BNZ's PayClip device will facilitate enterprise and small business' use of an app to accept mobile MasterCard and Visa credit and debit card payments, with EFTPOS support coming soon. The device plugs into the headphone jack of most Apple, Android, and Windows Phone smartphones and tablets.
Use of the device attracts a 3.25 percent merchant services fee per transaction and a monthly fee of NZ$10 per PayClip device.
According to Alex Teoh, chief executive officer at Mint Wireless, the fees for such a secure card-payment service are negligible enough to attract SMBs.
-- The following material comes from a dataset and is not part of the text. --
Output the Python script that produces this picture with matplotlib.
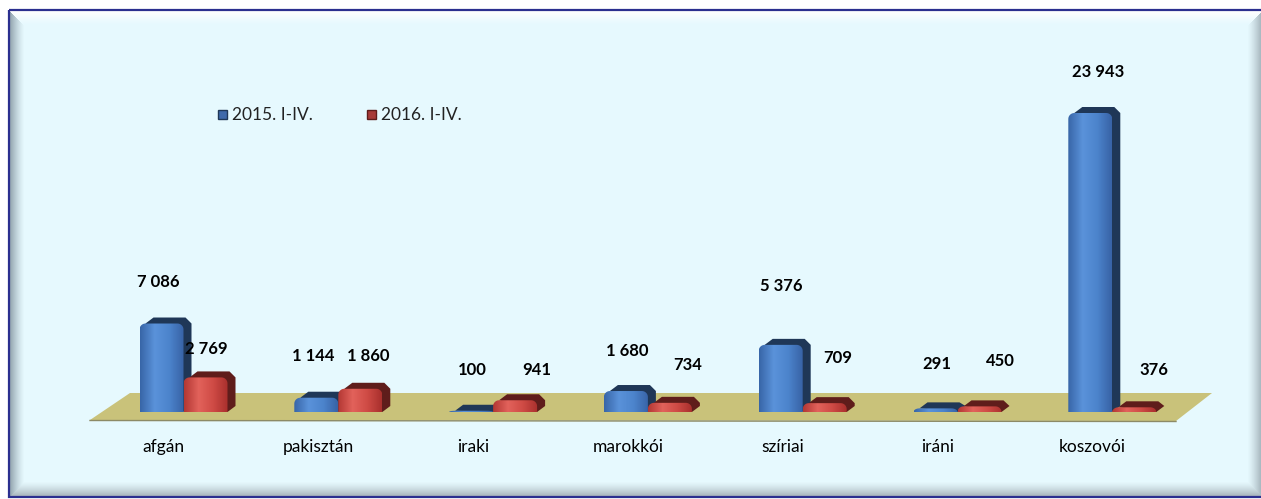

"The Mint Wireless solution is the most secure, flexible, and affordable mobile payment platform available in the market today, and we are very pleased to be working with BNZ in providing this technology to its small business customers," Teoh said today.
The PayClip system will allow businesses to receive payments as rapidly as the next working day.
"Using Mint Wireless technology, we are able to address one of the biggest pain points for small and medium businesses — managing cash flow while waiting for payment," said Harry Ferreira, BNZ's head of small business.
"The PayClip solution will allow businesses to take payments on the spot, and funds will be in their account as early as the next business day."
Business customers of BNZ can register their interest from today, with PayClip's anticipated availability to be from October.
While continuing its pursuit of near-field communication (NFC) mobile payments, PayPal launched a similar mobile credit card reader in March last year. Its PayPal Here dongle also plugs in to the headphone jack of certain Android and iOS smartphones and tablets.
"PayPal has an advantage in being an established, trusted payment provider with a high-profile global brand," said Eden Zoller, an analyst with research firm Ovum, when PayPal rolled out its Here dongle in the UK in February this year.
The Mint Wireless share placement was offered to institutional shareholders at the discounted rate of 10 cents per share, with the profit to be used to further develop Mint's mobile payments system within the Australian, New Zealand, UK, and European markets.